The House and Senate bills vary in content, but the method in which they were developed is also worth noting.  The Senate bill received bipartisan support in committee, while House Republicans proposed their draft without any input from Democrats or co-sponsors from the minority party.

Rep. George Miller, D-Calif., the top Democrat in the House Education and the Workforce Committee, said in January he was disappointed in the bill’s  lack of bipartisan support.

“I remain concerned that Chairman Kline has decided to draft a partisan bill, shutting the door on the tried and true way of achieving reform – bipartisanship,” Miller said. “This move will only leave America’s schools, teachers and students with the outdated No Child Left Behind law.”

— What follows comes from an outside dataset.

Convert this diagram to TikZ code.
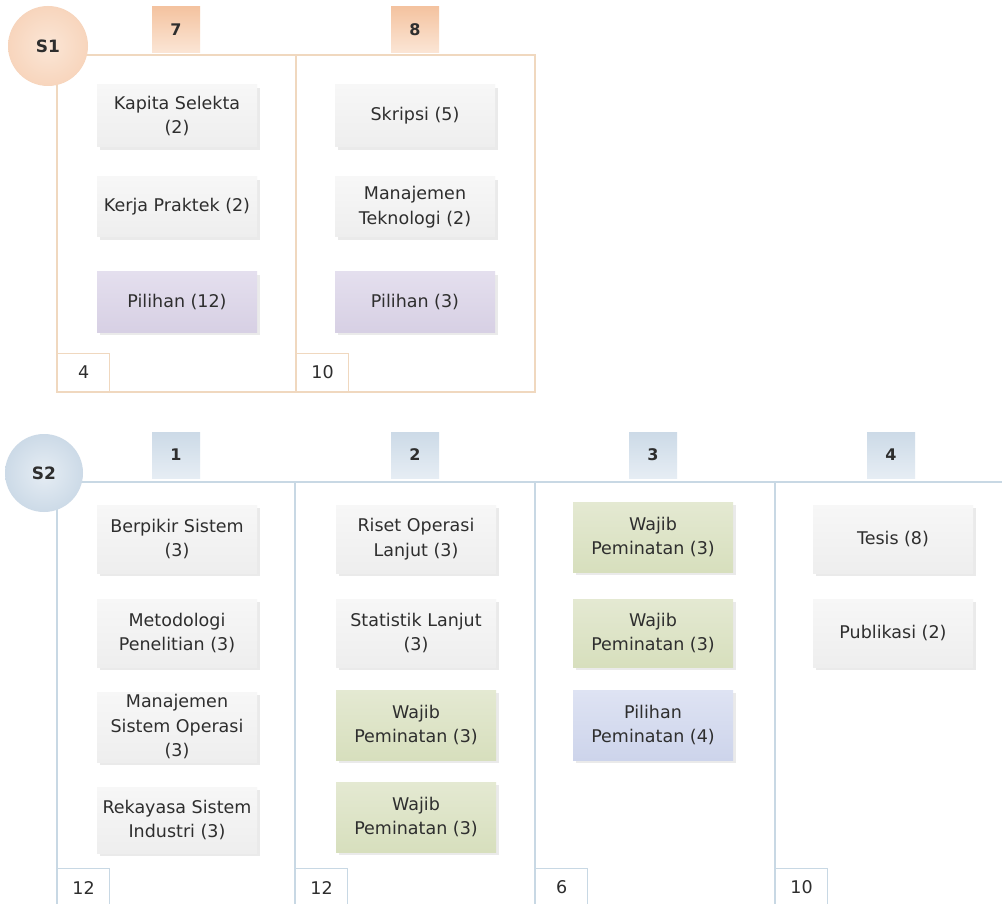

The House education committee held its first hearing on the bill last Thursday, giving Democrats a chance to have their say on the legislation. Class size was not discussed during the hearing, but Miller criticized the bill in general, suggesting it would not be effective in improving education policy.

“Kids’ lives and their ability to have the opportunity to succeed are at stake,” Miller said at the hearing. “I am very protective of a single year in a child’s life – they don’t get that back. Our kids only get one shot at a decent education.”